The designers of bigger boats are now adopting the technology developed by the skiffs to the point where a new genre of big swing keel apparent wind monohulls of Americas Cup and Volvo size, and big multihulls, can also fly downwind at unprecedented speeds.
Quite suddenly, the apparent wind revolution has become global, and apparent wind sailing and handling technique has become very relevant indeed.
Higher Performance Sailing
In 1998, at the time of the second (of five to date) reprints of High Performance Sailing (HPS-1), I was requested by the publishers to revise it to cover the new science and technique of apparent wind sailing.
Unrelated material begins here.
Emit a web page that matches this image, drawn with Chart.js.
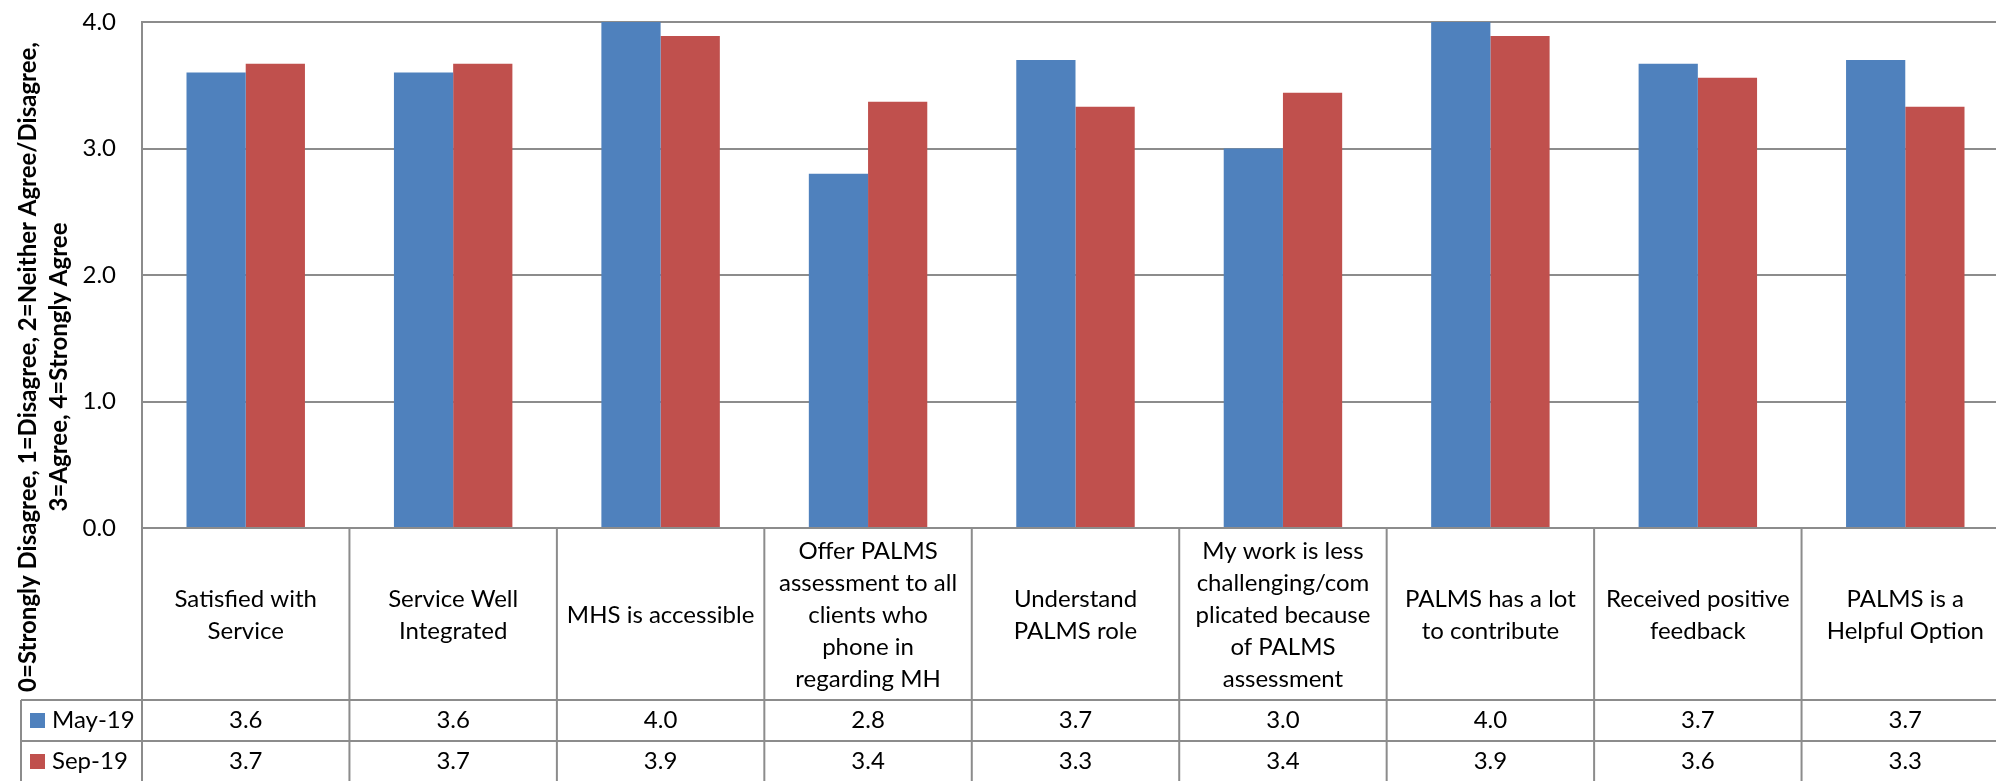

As the work began to take shape, it became evident that the scope, extent and difference of the new material was more than could properly be accommodated within an internal revision. So what started as a revision has developed into this new work that extends and refers to, but does not repeat, HPS-1.
Higher Performance Sailing (HPS-2) introduces three new areas of sailing art to the sailor who wants to excel, and who wants to know what he would be letting himself in for if he made the change from blow-downwind to tack-downwind sailing.
Technology
The first part of this book introduces the apparent wind sailboat.
Chapters 1 to 22 explain the history and the evolution of high performance conventional sailing, and then of apparent wind sailing, to the sailor who wants to understand the technical background of this new way of sailing faster. It explains:
How the wind works at three levels of its spectrum which have previously been little studied or discussed.
How apparent wind boats work the light strong materials from which they are made, the construction methods used, and the new dynamic principles involved in their design, rigging and handling; all of which work together to make the new performance levels possible.
Handling
The second part of HPS-2 introduces the discovery that, at the subconscious level, two parallel handling techniques have coexisted for many decades. Natural handling technique is used, completely unconsciously, by the great majority of sailors. These are the sailors who always follow and never win. Fast handling technique is used, equally unconsciously, by the few champion sailors who always lead and share all the wins.
Consciousness of the importance of this as a separate subject area arose as a direct consequence of the much higher speeds at which the new boats sail.
The smaller apparent wind sailboats the B-14, 29er and 59er (and no doubt others that I do not know) are truly delightful, fast and exciting boats to sail, and are simple to handle in the same sense that it is simple to ride a bicycle or use a pair of skis once you have learned how to do it.
I have introduced large numbers of mature sailors who are still young at heart to these faster sailboats. The high point is to hoist the spinnaker and feel the boat accelerate and settle into its faster than the wind tack-downwind mode of sailing. But both the sailors and I have been surprised to find that most of them experienced a totally unexpected difficulty. What was happening was that they had never previously handled any boat that could sail at sustained, really high speed, so had never learned either the balance techniques necessary to handle all fast sailboats, or the co-ordination necessary to handle any sailboat at real speed.
A few years later, much the same phenomenon arose with motivated sailors of conventional boats who improved their handling skills on the sailing simulator, but also experienced unexpected difficulty when they returned to the water with a new capability to sail at speed.
Access to the sailing simulator has been like having access to a microscope where previously the view has been through frosted glass. This has enabled me to look more closely at the handling component of sail training, and from there to look at the whole of sailing itself. This has led to the seminal identification of the slower natural and the faster fast handling techniques, both of which coexist at the subconscious level and that we can now see have been responsible for so much woe in past years.
At root, natural handling technique is quick and easy to learn because no co-ordination is called for and its luff for everything control of roll is consistent; this is why the great majority of sailors have learned natural handling and sail this way. But this simplicity comes at a cost:
Because natural handling is intrinsically slower than fast handling, natural sailors follow for all of their lives and never lead in, nor win, important races.
Because fast handling technique as applied to both conventional and apparent wind sailboats necessarily involves the balance of the cyclist, the skater or the skier, and because the natural sailor has never learned this skill, this is why he or she characteristically has difficulty in controlling any boat either in strong winds or at real speed. This also explains the unexpected initial difficulties of motivated sailors in controlling the smaller, but still very fast, apparent wind sailboats.